### [Your objective]
Begin with the line holding "Reproduce this diagram with TikZ.", end with the line holding "anchor=base] (toptxt) at", and repeat every line in between exactly, without pictures.

--- start of Records for the exercise ---

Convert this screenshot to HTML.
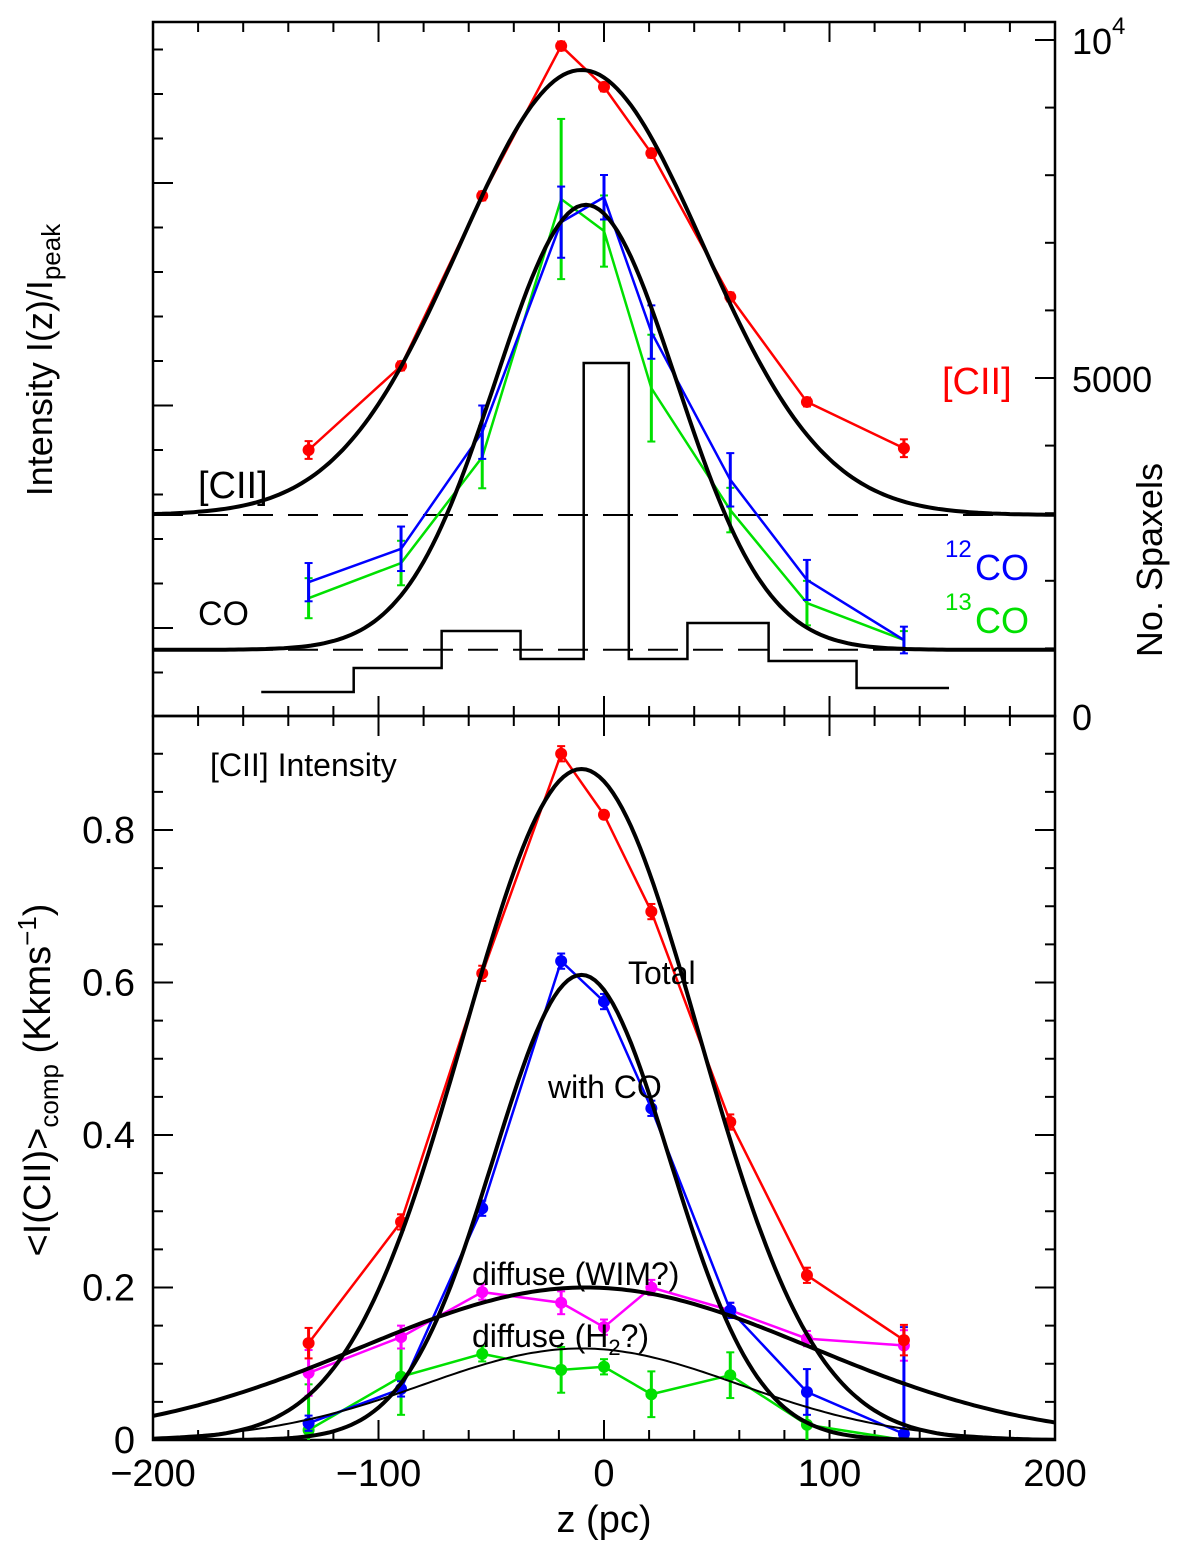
<!DOCTYPE html>
<html><head><meta charset="utf-8"><style>
html,body{margin:0;padding:0;background:#fff}
svg text{font-family:"Liberation Sans",sans-serif}
</style></head><body>
<svg id="c" width="1200" height="1541" viewBox="0 0 1200 1541" xmlns="http://www.w3.org/2000/svg">
<defs><clipPath id="botclip"><rect x="153" y="716" width="902" height="724"/></clipPath></defs>
</svg>
<script>
// ---- data ----
const zPts = [-131,-90,-54,-19,0,21,56,90,133];
// top panel (normalized intensity, arbitrary scale)
const topCII = [0.40,0.589,0.971,1.308,1.216,1.067,0.744,0.508,0.404];
const topCIIerr = [0.02,0.01,0.01,0.01,0.01,0.01,0.01,0.01,0.02];
const top12CO = [0.103,0.178,0.44,0.912,0.968,0.665,0.333,0.108,-0.027];
const top12COerr = [0.043,0.05,0.06,0.08,0.05,0.06,0.06,0.045,0.03];
const top13CO = [0.067,0.146,0.384,0.964,0.892,0.539,0.265,0.056,-0.027];
const top13COerr = [0.045,0.05,0.07,0.18,0.08,0.12,0.05,0.05,0.02];
// histogram
const histEdges = [-152,-111,-72,-37,-9,11,37,73,112,153];
const histCounts = [355,710,1257,843,5222,843,1376,814,414];
// bottom panel
const totVals = [0.127,0.286,0.612,0.9,0.82,0.693,0.417,0.216,0.131];
const totErr = [0.02,0.01,0.01,0.01,0.005,0.01,0.01,0.01,0.02];
const coVals = [0.022,0.067,0.304,0.628,0.575,0.435,0.17,0.063,0.008];
const coErr = [0.01,0.01,0.01,0.01,0.01,0.01,0.01,0.03,0.14];
const wimVals = [0.088,0.135,0.194,0.18,0.148,0.2,0.17,0.133,0.124];
const wimErr = [0.03,0.015,0.01,0.015,0.01,0.01,0.01,0.01,0.02];
const h2Vals = [0.013,0.083,0.113,0.092,0.096,0.06,0.085,0.02,0.0];
const h2Err = [0.06,0.05,0.01,0.03,0.01,0.03,0.03,0.04,0.01];
// gaussian fits [amp, center, sigma, offset]
const fitTopCII = [1.0,-10,54,0.254];
const fitTopCO = [1.0,-8,40,-0.049];
const fitTot = [0.88,-10,52,0];
const fitCO = [0.61,-10,39,0];
const fitWIM = [0.20,-8,100,0];
const fitH2 = [0.12,-10,70,0];
const xTicks = [-200,-100,0,100,200];
const yTicksBot = [0,0.2,0.4,0.6,0.8];

// ---- scales ----
const X0=153,X1=1055,TY0=22,TY1=716,BY1=1440;
const xs = z => X0 + (z+200)*(X1-X0)/400;
const ysTop = v => 628 - v*445;
const ysCnt = n => 716 - n*338/5000;
const ysBot = v => 1440 - v*762.5;

const svg=document.getElementById('c');
const NS='http://www.w3.org/2000/svg';
function el(tag,attrs,parent){const e=document.createElementNS(NS,tag);for(const k in attrs)e.setAttribute(k,attrs[k]);(parent||svg).appendChild(e);return e;}
function line(x1,y1,x2,y2,c,w,name,g){const l=el('line',{x1,y1,x2,y2,stroke:c,'stroke-width':w},g);


return l;}
function text(x,y,s,size,fill,name,anchor){const t=el('text',{x,y,'font-size':size,fill:fill||'#000','text-anchor':anchor||'start'});t.innerHTML=s;


return t;}

// frames
for(const [y0,y1,nm] of [[TY0,TY1,'top-panel-frame'],[TY1,BY1,'bottom-panel-frame']]){
  const r=el('rect',{x:X0,y:y0,width:X1-X0,height:y1-y0,fill:'none',stroke:'#000','stroke-width':2.5});
  
  
}
// x ticks
for(let z=-200;z<=200;z+=20){
  const major=z%100===0, L=major?20:10, x=xs(z);
  line(x,TY0,x,TY0+L,'#000',2,'x-tick');
  line(x,TY1,x,TY1-L,'#000',2,'x-tick');
  line(x,TY1,x,TY1+L,'#000',2,'x-tick');
  line(x,BY1,x,BY1-L,'#000',2,'x-tick');
}
xTicks.forEach(z=>text(xs(z),1486,(z<0?'\u2212'+(-z):String(z)),38,'#000','x-tick-label','middle'));
text(604,1532,'z  (pc)',38,'#000','x-axis-title','middle');
// top left ticks
for(let v=-0.1;v<=1.4;v+=0.1){const y=ysTop(v);if(y<TY0+5||y>TY1-5)continue;
  const major=Math.abs(Math.round(v*10)%5)===0;line(X0,y,X0+(major?20:10),y,'#000',2,'top-left-tick');}
// right count ticks
for(let n=0;n<=10000;n+=1000){const y=ysCnt(n);const major=n%5000===0;
  line(X1,y,X1-(major?20:10),y,'#000',2,'count-tick');}
text(1072,730,'0',36,'#000','count-tick-label');
text(1072,392,'5000',36,'#000','count-tick-label');
text(1072,54,'10',36,'#000','count-tick-label');
text(1112,34,'4',24,'#000','count-tick-label');
let t=text(1150,560,'No. Spaxels',36,'#000','right-axis-title','middle');t.setAttribute('transform','rotate(-90 1150 560) translate(0 12)');
t=text(52,360,'Intensity  I(z)/I<tspan font-size="26" dy="8">peak</tspan>',36,'#000','top-y-axis-title','middle');t.setAttribute('transform','rotate(-90 52 360)');
// bottom y ticks
for(let v=0;v<=0.91;v+=0.05){const y=ysBot(v);const major=Math.round(v*100)%20===0;
  line(X0,y,X0+(major?20:10),y,'#000',2,'y-tick');line(X1,y,X1-(major?20:10),y,'#000',2,'y-tick');}
yTicksBot.forEach(v=>text(135,ysBot(v)+13,v===0?'0':v.toFixed(1),38,'#000','y-tick-label','end'));
t=text(40,1080,'&lt;I(CII)&gt;<tspan font-size="26" dy="8">comp</tspan><tspan dy="-8">  (Kkms</tspan><tspan font-size="26" dy="-14">−1</tspan><tspan dy="14">)</tspan>',38,'#000','bottom-y-axis-title','middle');
t.setAttribute('transform','rotate(-90 40 1080) translate(0 10)');

// dashed baselines
let d=line(X0,ysTop(fitTopCII[3]),X1,ysTop(fitTopCII[3]),'#000',2,'cii-baseline');d.setAttribute('stroke-dasharray','30,15');
d=line(X0,ysTop(fitTopCO[3]),X1,ysTop(fitTopCO[3]),'#000',2,'co-baseline');d.setAttribute('stroke-dasharray','30,15');

// histogram
let hp='M'+xs(histEdges[0])+','+ysCnt(histCounts[0]);
for(let i=0;i<histCounts.length;i++){hp+=' L'+xs(histEdges[i])+','+ysCnt(histCounts[i])+' L'+xs(histEdges[i+1])+','+ysCnt(histCounts[i]);}
let h=el('path',{d:hp,fill:'none',stroke:'#000','stroke-width':2.5});



const botG=el('g',{'clip-path':'url(#botclip)'});



// curves
function gauss(p,ys,zmin,zmax,w,name,g){let s='';for(let z=zmin;z<=zmax;z+=2){const v=p[3]+p[0]*Math.exp(-Math.pow(z-p[1],2)/(2*p[2]*p[2]));s+=(s?' L':'M')+xs(z).toFixed(1)+','+ys(v).toFixed(1);}
  const e=el('path',{d:s,fill:'none',stroke:'#000','stroke-width':w},g);
  
  }
function series(vals,errs,ys,col,name,dot,g){let s='';vals.forEach((v,i)=>{s+=(i?' L':'M')+xs(zPts[i])+','+ys(v);});
  const e=el('path',{d:s,fill:'none',stroke:col,'stroke-width':2.5},g);
  
  
  vals.forEach((v,i)=>{const x=xs(zPts[i]);line(x,ys(v-errs[i]),x,ys(v+errs[i]),col,3,name+'-errorbar',g);
    line(x-4,ys(v-errs[i]),x+4,ys(v-errs[i]),col,2,name+'-errorcap',g);line(x-4,ys(v+errs[i]),x+4,ys(v+errs[i]),col,2,name+'-errorcap',g);
    if(dot){const c=el('circle',{cx:x,cy:ys(v),r:6,fill:col},g);
    
    }});}

series(top13CO,top13COerr,ysTop,'#00e000','top-13co',false);
series(top12CO,top12COerr,ysTop,'#0000ff','top-12co',false);
series(topCII,topCIIerr,ysTop,'#ff0000','top-cii',true);
gauss(fitTopCII,ysTop,-200,200,4,'top-cii-fit');
gauss(fitTopCO,ysTop,-200,200,4,'top-co-fit');

series(h2Vals,h2Err,ysBot,'#00e000','diffuse-h2',true,botG);
series(wimVals,wimErr,ysBot,'#ff00ff','diffuse-wim',true,botG);
series(coVals,coErr,ysBot,'#0000ff','with-co',true,botG);
series(totVals,totErr,ysBot,'#ff0000','total',true,botG);
gauss(fitTot,ysBot,-200,200,4,'total-fit',botG);
gauss(fitCO,ysBot,-200,200,4,'with-co-fit',botG);
gauss(fitWIM,ysBot,-200,200,4,'wim-fit',botG);
gauss(fitH2,ysBot,-200,200,2,'h2-fit',botG);

// labels
text(198,498,'[CII]',38,'#000','cii-label-black');
text(198,625,'CO',34,'#000','co-label');
text(942,394,'[CII]',38,'#ff0000','cii-label-red');
text(945,557,'12',24,'#0000ff','12co-sup');text(975,580,'CO',36,'#0000ff','12co-label');
text(945,610,'13',24,'#00e000','13co-sup');text(975,633,'CO',36,'#00e000','13co-label');
text(210,776,'[CII]  Intensity',32,'#000','panel-title');
text(628,984,'Total',32,'#000','total-label');
text(548,1098,'with  CO',32,'#000','with-co-label');
text(472,1285,'diffuse  (WIM?)',32,'#000','wim-label');
text(472,1347,'diffuse  (H<tspan font-size="22" dy="8">2</tspan><tspan dy="-8">?)</tspan>',32,'#000','h2-label');
</script>
</body></html>
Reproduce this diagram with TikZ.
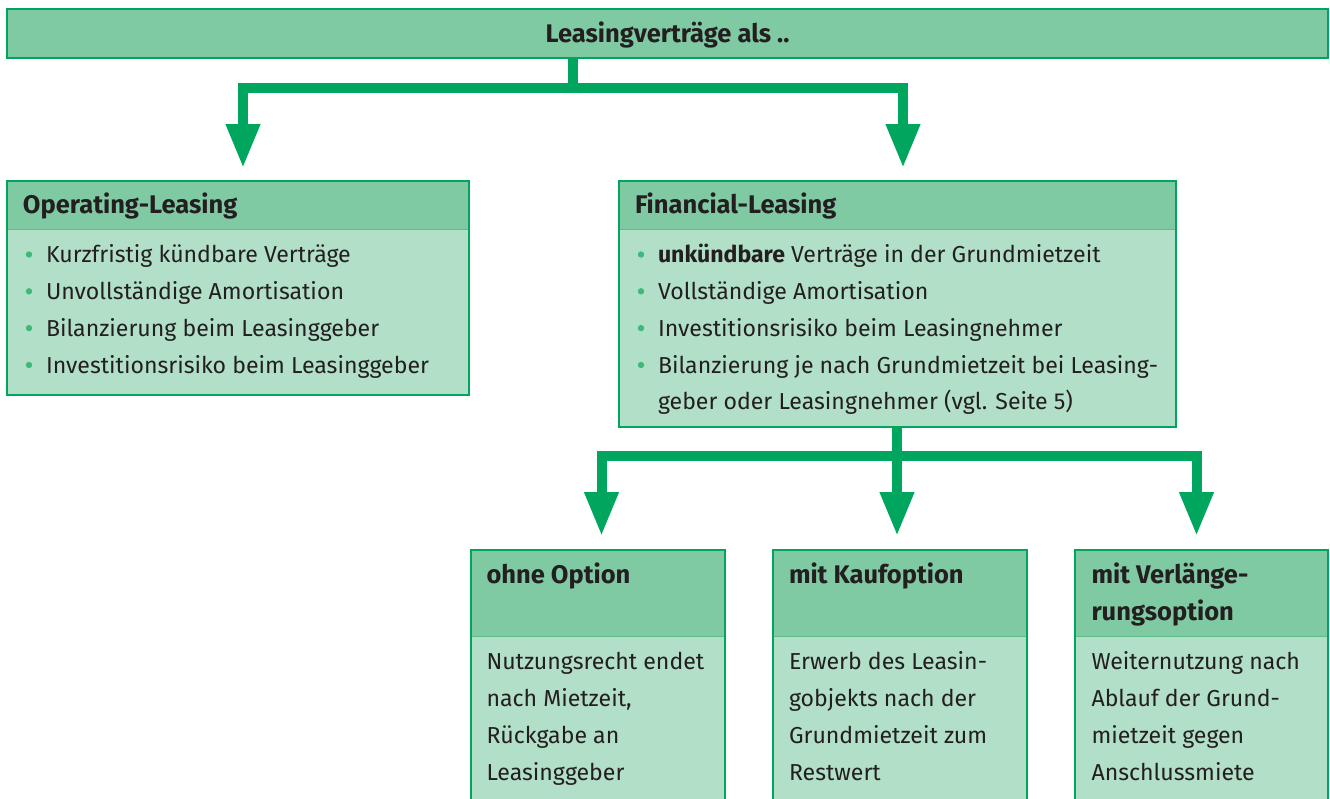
\documentclass[tikz,border=0pt]{standalone}
\usepackage{fontspec}
\setmainfont{Fira Sans}
\usetikzlibrary{arrows.meta}
\definecolor{headc}{HTML}{80CAA3}
\definecolor{bodyc}{HTML}{B2DFC7}
\definecolor{linec}{HTML}{00A65D}
\definecolor{divc}{HTML}{5FBD8A}
\definecolor{txtc}{HTML}{231F20}
\definecolor{dotc}{HTML}{3DB97C}
\begin{document}
\begin{tikzpicture}[x=1pt,y=-1pt,
  every node/.style={inner sep=0pt, outer sep=0pt},
  txt/.style={anchor=base west, text=txtc, font=\fontsize{23.1}{28}\selectfont},
  hd/.style={txt, font=\fontsize{25.5}{28}\selectfont\bfseries},
  framebox/.style={draw=linec, line width=2.5pt, fill=bodyc, anchor=north west,
    path picture={\fill[headc] (path picture bounding box.north west) rectangle ([yshift=-#1pt]path picture bounding box.north east);
      \draw[divc, line width=1pt] ([yshift=-#1pt]path picture bounding box.north west) -- ([yshift=-#1pt]path picture bounding box.north east);}},
  stem/.style={draw=linec, line width=10pt, line join=miter},
  arr/.style={stem, -{Triangle[width=32pt,length=44pt]}},
  dot/.style={fill=dotc}
]
\useasboundingbox (0,0) rectangle (1330,798);
\clip (0,0) rectangle (1330,798);

% top box
\node[draw=linec, line width=2.5pt, fill=headc, minimum width=1321pt, minimum height=49pt, anchor=north west] (top) at (7,9) {};
\node[hd, anchor=base] (toptxt) at (667.5,42.7) {Leasingverträge als ..};

% operating leasing
\node[framebox=48, minimum width=462pt, minimum height=214pt] (op) at (7,181) {};
\node[hd] (ophd) at (23,213.5) {Operating-Leasing};
\foreach \t/\y [count=\i] in {Kurzfristig kündbare Verträge/262.5, Unvollständige Amortisation/299.3, Bilanzierung beim Leasinggeber/336.1, Investitionsrisiko beim Leasinggeber/373}{
  \node[txt] (op\i) at (46,\y) {\t};
  \fill[dot] (29,\y-8) circle (3.2pt);
}

% financial leasing
\node[framebox=48, minimum width=557pt, minimum height=246pt] (fin) at (619,181) {};
\node[hd] (finhd) at (635,213.5) {Financial-Leasing};
\node[txt] (fin1) at (658,262.5) {\textbf{unkündbare} Verträge in der Grundmietzeit};
\node[txt] (fin2) at (658,299.3) {Vollständige Amortisation};
\node[txt] (fin3) at (658,336.1) {Investitionsrisiko beim Leasingnehmer};
\node[txt] (fin4) at (658,373) {Bilanzierung je nach Grundmietzeit bei Leasing-};
\node[txt] (fin5) at (658,409.7) {geber oder Leasingnehmer (vgl. Seite 5)};
\foreach \y in {262.5,299.3,336.1,373}{\fill[dot] (641,\y-8) circle (3.2pt);}

% bottom boxes
\node[framebox=86, minimum width=254pt, minimum height=280pt] (ohne) at (471,550) {};
\node[framebox=86, minimum width=254pt, minimum height=280pt] (kauf) at (773,550) {};
\node[framebox=86, minimum width=253pt, minimum height=280pt] (verl) at (1075,550) {};

\node[hd] (ohnehd) at (486.5,583.3) {ohne Option};
\node[hd] (kaufhd) at (789,583.3) {mit Kaufoption};
\node[hd] (verlhd1) at (1091.5,583.3) {mit Verlänge-};
\node[hd] (verlhd2) at (1091.5,620.8) {rungsoption};

\node[txt] (ohne1) at (486.5,669.3) {Nutzungsrecht endet};
\node[txt] (ohne2) at (486.5,706.3) {nach Mietzeit,};
\node[txt] (ohne3) at (486.5,743.3) {Rückgabe an};
\node[txt] (ohne4) at (486.5,780.5) {Leasinggeber};

\node[txt] (kauf1) at (789,669.3) {Erwerb des Leasin-};
\node[txt] (kauf2) at (789,706.3) {gobjekts nach der};
\node[txt] (kauf3) at (789,743.3) {Grundmietzeit zum};
\node[txt] (kauf4) at (789,780.5) {Restwert};

\node[txt] (verl1) at (1091.5,669.3) {Weiternutzung nach};
\node[txt] (verl2) at (1091.5,706.3) {Ablauf der Grund-};
\node[txt] (verl3) at (1091.5,743.3) {mietzeit gegen};
\node[txt] (verl4) at (1091.5,780.5) {Anschlussmiete};

% connectors
\coordinate (j1) at (573,88);
\coordinate (e1) at (243,168);
\coordinate (e2) at (903,168);
\draw[stem] (top.south -| j1) -- (j1);
\draw[arr] (j1) -| (e1);
\draw[arr] (j1) -| (e2);

\coordinate (j2) at (897,456);
\coordinate (e3) at (601.5,536);
\coordinate (e4) at (897,536);
\coordinate (e5) at (1196.5,536);
\draw[stem] (fin.south -| j2) -- (j2);
\draw[arr] (j2) -| (e3);
\draw[arr] (j2) -- (e4);
\draw[arr] (j2) -| (e5);
\end{tikzpicture}
\end{document}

--- end of Records for the exercise ---

### [Written answer]
Reproduce this diagram with TikZ.
\documentclass[tikz,border=0pt]{standalone}
\usepackage{fontspec}
\setmainfont{Fira Sans}
\usetikzlibrary{arrows.meta}
\definecolor{headc}{HTML}{80CAA3}
\definecolor{bodyc}{HTML}{B2DFC7}
\definecolor{linec}{HTML}{00A65D}
\definecolor{divc}{HTML}{5FBD8A}
\definecolor{txtc}{HTML}{231F20}
\definecolor{dotc}{HTML}{3DB97C}
\begin{document}
\begin{tikzpicture}[x=1pt,y=-1pt,
  every node/.style={inner sep=0pt, outer sep=0pt},
  txt/.style={anchor=base west, text=txtc, font=\fontsize{23.1}{28}\selectfont},
  hd/.style={txt, font=\fontsize{25.5}{28}\selectfont\bfseries},
  framebox/.style={draw=linec, line width=2.5pt, fill=bodyc, anchor=north west,
    path picture={\fill[headc] (path picture bounding box.north west) rectangle ([yshift=-#1pt]path picture bounding box.north east);
      \draw[divc, line width=1pt] ([yshift=-#1pt]path picture bounding box.north west) -- ([yshift=-#1pt]path picture bounding box.north east);}},
  stem/.style={draw=linec, line width=10pt, line join=miter},
  arr/.style={stem, -{Triangle[width=32pt,length=44pt]}},
  dot/.style={fill=dotc}
]
\useasboundingbox (0,0) rectangle (1330,798);
\clip (0,0) rectangle (1330,798);

% top box
\node[draw=linec, line width=2.5pt, fill=headc, minimum width=1321pt, minimum height=49pt, anchor=north west] (top) at (7,9) {};
\node[hd, anchor=base] (toptxt) at (667.5,42.7) {Leasingverträge als ..};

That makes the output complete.